In occasione del Festival , Monselice ha ospitato in questi anni personalità molto importanti legate al mondo del documentario e della cultura come Vittorino Andreoli, Cecilia Mangini, Alejandro Jodorowski, solo per citarne alcuni; purtroppo quest’anno, a causa di consistenti tagli ai contributi economici, l’ETNOFILMfest è in cerca di una nuova collocazione territoriale; non c’è ancora nulla di ufficiale, vista la situazione attuale, ma le due località papabili sarebbero Roma o Venezia. Quel che è certo è che il Festival non si fermerà. La Scuola di Cinema Documentario Etnografico, nata invece cinque anni fa per formare chi desidera apprendere le tecniche e il linguaggio del documentario antropologico, è una realtà altrettanto eccezionale che dal 2015 ha diplomato già più di cinquanta allievi, giunti a Monselice da ogni regione italiana: si tratta di studenti con formazione universitaria per la maggiore proveniente dagli ambiti sociologico e antropologico.
“La scuola è strutturata in formula “week end” – prosegue Fabio Gemo- per rendere più agevole la frequenza anche per chi lavora o vive in una regione diversa dal Veneto. L’obiettivo è quello di offrire agli studenti gli strumenti necessari per poter produrre un documentario etnografico, dalla progettazione al suo confezionamento finale. Oltre alle lezioni programmate, organizziamo di frequente incontri e seminari con antropologi e documentaristi che hanno contribuito e contribuiscono in modo significativo alla produzione di documentari, Gianfranco Pannone, Renato Morelli, Paul Hockings, Francesco De Melis, Antonio Marazzi e molti altri. Oggi nelle diverse università italiane iniziano a esserci cattedre di antropologia visuale, ma quello che manca è il momento pratico, la conoscenza profonda della strumentazione e delle procedure per essere in grado di produrre un documentario. Dal 2018 è abbiamo stipulato una convenzione con l’INAH, il braccio operativo del Ministero della Cultura del Messico e questa convenzione ci permetterà nei prossimi anni di attivare un Master in collaborazione con le università di Città del Messico e di Merida nello Yucatan.
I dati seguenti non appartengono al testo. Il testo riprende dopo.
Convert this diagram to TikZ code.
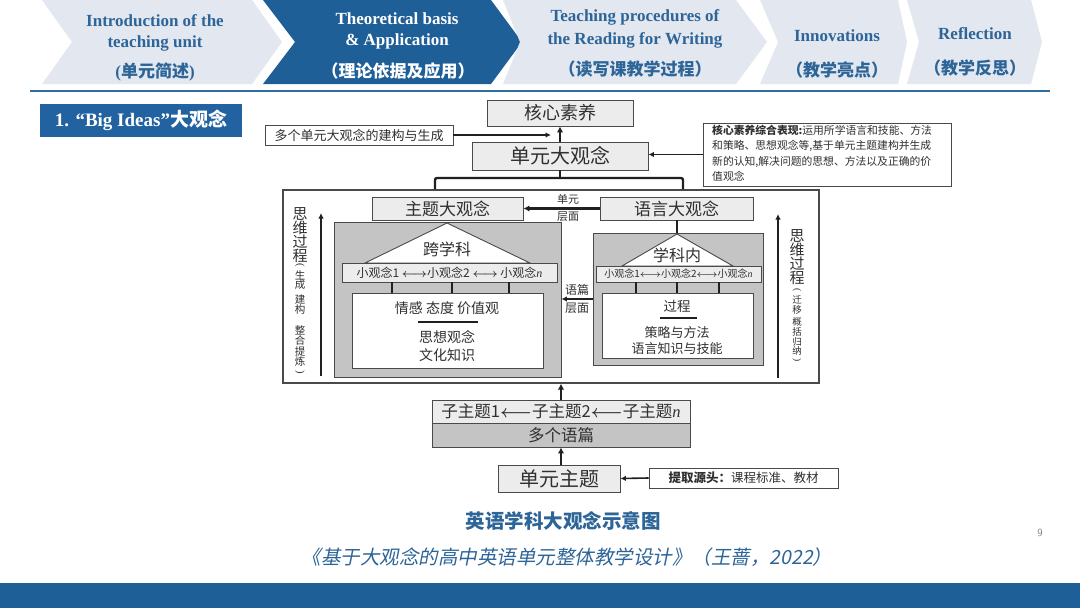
\documentclass[tikz,border=0pt]{standalone}
\usepackage{amsmath}
\usepackage{fontspec}
\setmainfont{Liberation Serif}
\newfontfamily\cjk{Noto Sans CJK SC}
\newfontfamily\cjkit{Noto Sans CJK SC}[FakeSlant=0.2]
\usetikzlibrary{arrows.meta}
\definecolor{hdrlight}{HTML}{E3E7EF}
\definecolor{hdrdark}{HTML}{1F5F98}
\definecolor{hdrtext}{HTML}{2D6598}
\definecolor{rulecol}{HTML}{2F6CA0}
\definecolor{barblue}{HTML}{1F5F98}
\definecolor{lblue}{HTML}{2262A0}
\definecolor{bord}{HTML}{4A4A4A}
\definecolor{lfill}{HTML}{ECECEC}
\definecolor{gfill}{HTML}{C4C4C4}
\definecolor{txt}{HTML}{303030}
\definecolor{dk}{HTML}{202020}
\newcommand\fsz[2]{\fontsize{#1pt}{#2pt}\selectfont}
\newcommand\chev[5]{\fill[#5] (#1,0) -- (#3,0) -- ({#3+#4},42) -- (#3,84) -- (#1,84) -- ({#1+#2},42) -- cycle;}
\tikzset{
  lbox/.style={draw=bord, fill=lfill, line width=0.9pt, inner sep=0pt, text=txt},
  gbox/.style={draw=bord, fill=gfill, line width=0.9pt, inner sep=0pt, text=txt},
  wbox/.style={draw=bord, fill=white, line width=0.9pt, inner sep=0pt, text=txt},
  arr/.style={draw=dk, line width=2.2pt, -{Latex[length=6pt,width=6.5pt]}},
  thinarr/.style={draw=dk, line width=1.6pt, -{Latex[length=5.5pt,width=5.5pt]}},
  conn/.style={draw=dk, line width=1.3pt},
  lbl/.style={inner sep=0pt, text=txt},
  hlight/.style={inner sep=0pt, text=hdrtext, font=\fsz{17}{22}\bfseries, align=center},
  hdark/.style={inner sep=0pt, text=white, font=\fsz{17}{22}\bfseries, align=center},
  vbig/.style={inner sep=0pt, text=txt, font=\fsz{15}{15}\cjk},
  vsmall/.style={inner sep=0pt, text=txt, font=\fsz{10.5}{10.5}\cjk},
}
\begin{document}
\begin{tikzpicture}[x=1pt,y=-1pt]
\useasboundingbox (0,0) rectangle (1080,608);
\fill[white] (0,0) rectangle (1080,608);
% ---------- header ----------
\chev{42}{30}{252}{30}{hdrlight}
\chev{263}{32}{491}{31}{hdrdark}
\chev{503}{17}{736}{31}{hdrlight}
\chev{760}{18}{898}{9}{hdrlight}
\chev{907}{12}{1031}{11}{hdrlight}
\node[hlight] (h1a) at (155,21) {Introduction of the};
\node[hlight] (h1b) at (155,43) {teaching unit};
\node[hlight] (h1c) at (155,72) {(\cjk 单元简述\rmfamily)};
\node[hdark] (h2a) at (397,19) {Theoretical basis};
\node[hdark] (h2b) at (397,41) {\& Application};
\node[hdark] (h2c) at (398,71) {\cjk （理论依据及应用）};
\node[hlight] (h3a) at (635,17) {Teaching procedures of};
\node[hlight] (h3b) at (635,40) {the Reading for Writing};
\node[hlight] (h3c) at (635,69) {\cjk （读写课教学过程）};
\node[hlight] (h4a) at (837,36) {Innovations};
\node[hlight] (h4b) at (837,70) {\cjk （教学亮点）};
\node[hlight] (h5a) at (975,34) {Reflection};
\node[hlight] (h5b) at (975,68) {\cjk （教学反思）};
\draw[rulecol, line width=2.5pt] (30,91) -- (1050,91);
% ---------- section label ----------
\node[fill=lblue, minimum width=202, minimum height=33, inner sep=0pt, text=white, font=\fsz{19}{22}\bfseries] (bigideas) at (141,120.5) {1. “Big Ideas”{\cjk 大观念}};
% ---------- top part of diagram ----------
\node[lbox, minimum width=146, minimum height=26, font=\fsz{18}{20}\cjk] (hxsy) at (560,113) {核心素养};
\node[wbox, minimum width=188, minimum height=20, font=\fsz{13}{15}\cjk] (dyg) at (359,135) {多个单元大观念的建构与生成};
\node[lbox, minimum width=176, minimum height=28, font=\fsz{20}{22}\cjk] (dydgn) at (560,156) {单元大观念};
\node[wbox, minimum width=248, minimum height=63] (info) at (827,154.5) {};
\node[lbl, anchor=north west, align=left, font=\fsz{10.8}{15.3}\cjk] (infotxt) at (712,125) {{\bfseries 核心素养综合表现:}运用所学语言和技能、方法\\和策略、思想观念等,基于单元主题建构并生成\\新的认知,解决问题的思想、方法以及正确的价\\值观念};
\coordinate (dygend) at (551,135);
\draw[thinarr] (dyg.east) -- (dygend);
\draw[arr] (dydgn.north) -- (hxsy.south);
\draw[thinarr] (info.west) -- (info.west -| dydgn.east);
% ---------- outer box ----------
\node[draw=bord, fill=white, line width=1.3pt, minimum width=536, minimum height=193, inner sep=0pt] (outer) at (551,286.5) {};
\coordinate (bl) at (435,178);
\coordinate (br) at (683,178);
\draw[dk, line width=2.4pt] (dydgn.south) -- (dydgn.south |- bl);
\draw[dk, line width=2.4pt, rounded corners=2pt] (bl |- outer.north) -- (bl) -- (br) -- (br |- outer.north);
% ---------- left (主题) ----------
\node[lbox, minimum width=151, minimum height=23, font=\fsz{17}{19}\cjk] (ztd) at (447.5,208.5) {主题大观念};
\node[gbox, minimum width=227, minimum height=155] (lgray) at (447.5,299.5) {};
\coordinate (lta) at (447,223);
\coordinate (ltb) at (365,263);
\coordinate (ltc) at (530,263);
\draw[bord, fill=white, line width=0.9pt] (lta) -- (ltb) -- (ltc) -- cycle;
\node[lbl, font=\fsz{16}{18}\cjk] (kxk) at (447,249) {跨学科};
\node[lbox, minimum width=215, minimum height=19, font=\fsz{12}{14}\cjk] (lbar) at (449.5,272.5) {小观念1 $\boldsymbol{\longleftrightarrow}$小观念2 $\boldsymbol{\longleftrightarrow}$ 小观念{\rmfamily\itshape n}};
\node[wbox, minimum width=191, minimum height=75] (lwhite) at (447.5,330.5) {};
\foreach \xx in {392,452,509} \draw[conn] (lbar.south -| \xx,0) -- (lwhite.north -| \xx,0);
\node[lbl, font=\fsz{14}{16}\cjk] (lw1) at (447,308) {情感 态度 价值观};
\draw[dk, line width=1.5pt] (418,322) -- (478,322);
\node[lbl, font=\fsz{14}{16}\cjk] (lw2) at (447,337) {思想观念};
\node[lbl, font=\fsz{14}{16}\cjk] (lw3) at (447,355) {文化知识};
% ---------- right (语言) ----------
\node[lbox, minimum width=153, minimum height=23, font=\fsz{17}{19}\cjk] (yyd) at (676.5,208.5) {语言大观念};
\node[gbox, minimum width=170, minimum height=132] (rgray) at (678,299) {};
\draw[conn] (yyd.south -| 677,0) -- (rgray.north -| 677,0);
\coordinate (rta) at (677,234);
\coordinate (rtb) at (622,266);
\coordinate (rtc) at (733,266);
\draw[bord, fill=white, line width=0.9pt] (rta) -- (rtb) -- (rtc) -- cycle;
\node[lbl, font=\fsz{16}{18}\cjk] (xkn) at (677,255) {学科内};
\node[lbox, minimum width=165, minimum height=16, font=\fsz{10}{12}\cjk] (rbar) at (678.5,274) {小观念1$\boldsymbol{\longleftrightarrow}$小观念2$\boldsymbol{\longleftrightarrow}$小观念{\rmfamily\itshape n}};
\node[wbox, minimum width=151, minimum height=65] (rwhite) at (677.5,325.5) {};
\foreach \xx in {636,677,719} \draw[conn] (rbar.south -| \xx,0) -- (rwhite.north -| \xx,0);
\node[lbl, font=\fsz{13.5}{15}\cjk] (rw1) at (677,306) {过程};
\draw[dk, line width=1.5pt] (660,318) -- (697,318);
\node[lbl, font=\fsz{13}{15}\cjk] (rw2) at (677,333) {策略与方法};
\node[lbl, font=\fsz{13}{15}\cjk] (rw3) at (677,349) {语言知识与技能};
% ---------- arrows between columns ----------
\draw[arr] (yyd.west) -- (ztd.east);
\node[lbl, font=\fsz{11}{12}\cjk] (dy1) at (568,199) {单元};
\node[lbl, font=\fsz{11}{12}\cjk] (dy2) at (568,217) {层面};
\coordinate (yp) at (577,299);
\draw[thinarr] (rgray.west |- yp) -- (lgray.east |- yp);
\node[lbl, font=\fsz{12}{13}\cjk] (yp1) at (577,290) {语篇};
\node[lbl, font=\fsz{12}{13}\cjk] (yp2) at (577,308) {层面};
% ---------- vertical side texts ----------
\coordinate (la1) at (321,376);
\coordinate (la2) at (321,213);
\draw[thinarr] (la1) -- (la2);
\coordinate (ra1) at (778,378);
\coordinate (ra2) at (778,214);
\draw[thinarr] (ra1) -- (ra2);
\foreach \ch/\yy in {思/214,维/228,过/242,程/256} \node[vbig] (lv\yy) at (300,\yy) {\ch};
\node[vsmall, rotate=-90] (lpo) at (300,265) {\rmfamily (};
\foreach \ch/\yy in {生/275,成/285,建/300,构/310,整/330,合/340,提/352,炼/362} \node[vsmall] (ls\yy) at (300,\yy) {\ch};
\node[vsmall, rotate=-90] (lpc) at (300,372) {\rmfamily )};
\foreach \ch/\yy in {思/236,维/250,过/264,程/278} \node[vbig] (rv\yy) at (797,\yy) {\ch};
\node[vsmall, font=\fsz{9.5}{9.5}, rotate=-90] (rpo) at (797,290) {\rmfamily (};
\foreach \ch/\yy in {迁/300,移/310,概/322,括/332,归/342,纳/351} \node[vsmall, font=\fsz{9.5}{9.5}\cjk] (rs\yy) at (797,\yy) {\ch};
\node[vsmall, font=\fsz{9.5}{9.5}, rotate=-90] (rpc) at (797,360) {\rmfamily )};
% ---------- bottom part ----------
\node[lbox, minimum width=258, minimum height=23, font=\fsz{16.5}{18}\cjk] (zzt) at (561,411.5) {子主题1$\boldsymbol{\longleftarrow}$子主题2$\boldsymbol{\longleftarrow}$子主题{\rmfamily\itshape n}};
\node[gbox, minimum width=258, minimum height=24, font=\fsz{16.5}{18}\cjk] (dgyp) at (561,435) {多个语篇};
\node[lbox, minimum width=122, minimum height=27, font=\fsz{20}{22}\cjk] (dyzt) at (559,478.5) {单元主题};
\node[wbox, minimum width=189, minimum height=20, font=\fsz{12.5}{14}\cjk] (tqyt) at (743.5,478) {{\bfseries 提取源头：}课程标准、教材};
\draw[arr] (zzt.north -| 561,0) -- (outer.south -| 561,0);
\draw[arr] (dyzt.north -| 561,0) -- (dgyp.south -| 561,0);
\draw[thinarr] (tqyt.west) -- (dyzt.east);
% ---------- captions ----------
\node[inner sep=0pt, text=hdrtext, font=\fsz{19.5}{22}\cjk\bfseries] (cap1) at (563,521) {英语学科大观念示意图};
\node[inner sep=0pt, text=hdrtext, font=\fsz{19.5}{22}\cjkit] (cap2) at (567,557) {《基于大观念的高中英语单元整体教学设计》（王蔷，2022）};
\node[inner sep=0pt, text=gray, font=\fsz{11}{12}\sffamily] (pnum) at (1040,533) {9};
\fill[barblue] (0,583) rectangle (1080,608);
\end{tikzpicture}
\end{document}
Purtroppo l’ antropologia visuale in Italia non vive una situazione brillante, nonostante la crescente attenzione e diffusione di una tecnologia sofisticata che oggi è alla portata di tutti. Il fatto è che tutta la disciplina dell’antropologia in Italia, con le dovute eccezioni, risente di una situazione anomala, nella quale spesso l’antropologo arriva dagli ambiti di studio più diversi, senza possedere una reale e profonda competenza della disciplina. L’anomalia per il settore antropologico, anche questa con le dovute eccezioni, nel nostro paese riguarda anche la sfera della ricerca ed è un vero peccato. “
L’emergenza Covid-19 ha condizionato purtroppo l’anno di studi 2019/2020 che comunque sarà completato come di consueto in giugno; per l’anno 2020/2021 il termine per le iscrizioni scadrà ai primi di settembre, mentre dal 2021 la scuola ETNOFILM darà la possibilità agli interessati di seguire anche solo alcuni moduli del corso. Le attività del comparto culturale (non solo italiano) in questo momento soffrono in maniera particolare, e continuare a progettare risulta probabilmente l’unica maniera per non rendere vani anni di lavoro, di ricerca, di creatività, di partecipazione attiva.
“Per il futuro abbiamo in mente di creare TAR – conclude Fabio Gemo – il Teatro ad Alto Rischio, un gruppo di produzione tra teatro e antropologia che non sia solo momento di spettacolo ma occasione necessaria, vista dalla prospettiva dello spettatore partecipante. Del resto ho sempre ritenuto il teatro una forma di antropologia applicata. Stiamo inoltre lavorando a un festival dedicato all’universo sonoro, dimensione che ci avvolge e ci forma fin dalla nascita. Il sonoro poi, nell’ambito della documentaristica è da sempre ritenuto funzionale all’immagine. Ci sembra una sfida intrigante , vogliamo ridare centralità al sonoro e trovare nuove formule che lo rendano fruibile e interessante anche per il grande pubblico”.